Sanctions relief for Iran could come this week

Oren Dorell
USA TODAY
Iran on Monday announced it removed and destroyed the core of its heavy water nuclear facility near Arak, seen here on Jan. 15, 2011.

Iran has met all the requirements under its nuclear deal with world powers to gain relief from international sanctions beginning as early as this week. Yet that long-awaited moment may prove to be a bit of a political and economic letdown for the Islamic Republic.

The price of oil has dropped so much since the nuclear negotiations began several years ago that estimated annual revenues from exports by the oil-rich country will be less than half original expectations.

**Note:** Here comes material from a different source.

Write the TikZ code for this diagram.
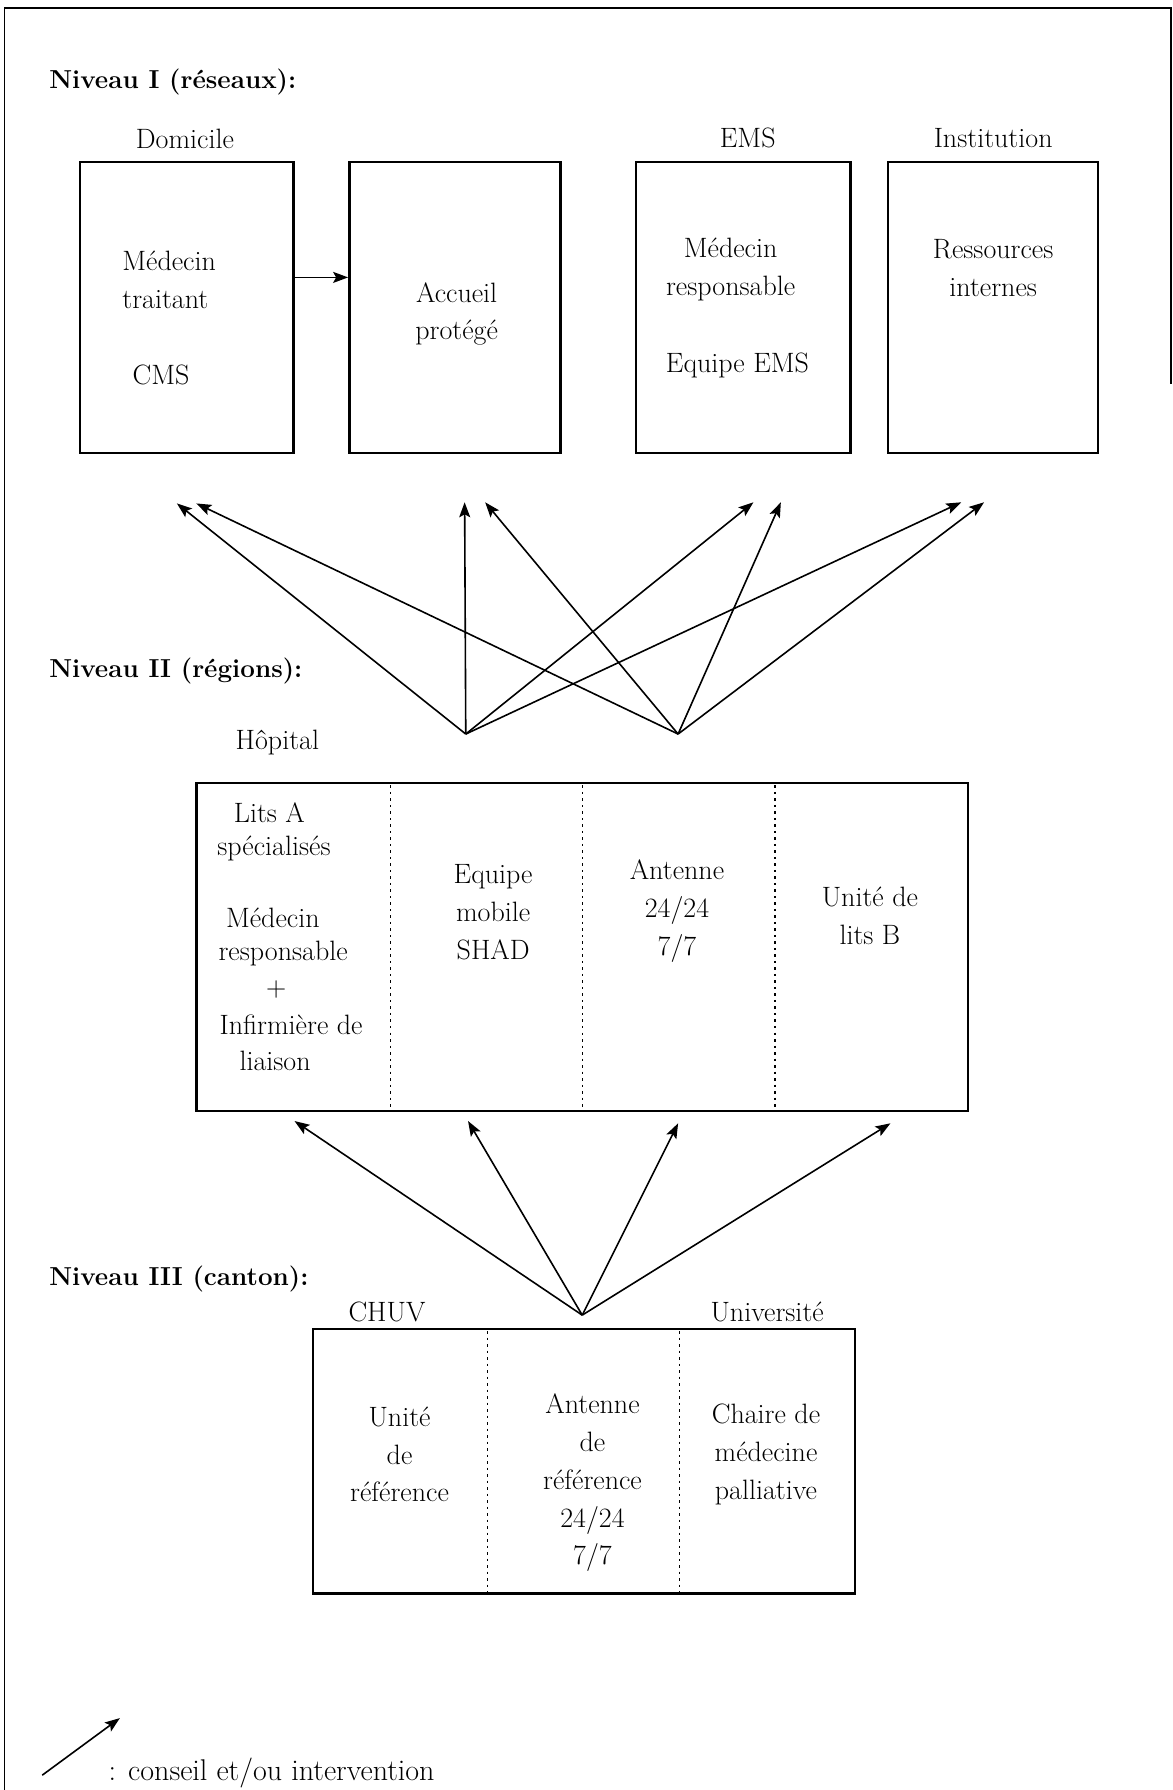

And it is still unclear what the U.S. Treasury will allow foreign banks and businesses to do in their dealings with Iran without running afoul of U.S. sanctions that will remain on the books.

One certainty: an estimated $56 billion to $100 billion cash infusion from frozen assets that comes with sanctions relief. It may be used to purchase military equipment and benefit companies controlled by Iran’s conservative Islamic Revolutionary Guard Corps, not middle-class Iranians who the White House had hoped would feel empowered by the deal to push Iran to become a more cooperative member of the world community.

“The drop of oil prices from $100 a barrel to $30 a barrel overwhelms any benefits from the deal,” said Patrick Clawson, director of research at the Washington Institute for Near East Policy.

Iran is expected to increase its oil output by $6 billion a year at current prices, far less than hoped for, Clawson said.

Iranian President Hassan Rouhani, who pushed for the nuclear deal and is considered a moderate force in Iran, hoped sanctions relief coupled with increased oil exports would help his followers win parliamentary elections next month, said Ali Alfoneh, an expert on the Iranian leadership at the Foundation for Defense of Democracies, a Washington think tank.

But with no immediate impact on Iran’s economy likely as a result of the accord reached last summer, “he has difficulties telling the Iranian public he solved Iranian issues by getting the nuclear deal with the United States,” Alfoneh said.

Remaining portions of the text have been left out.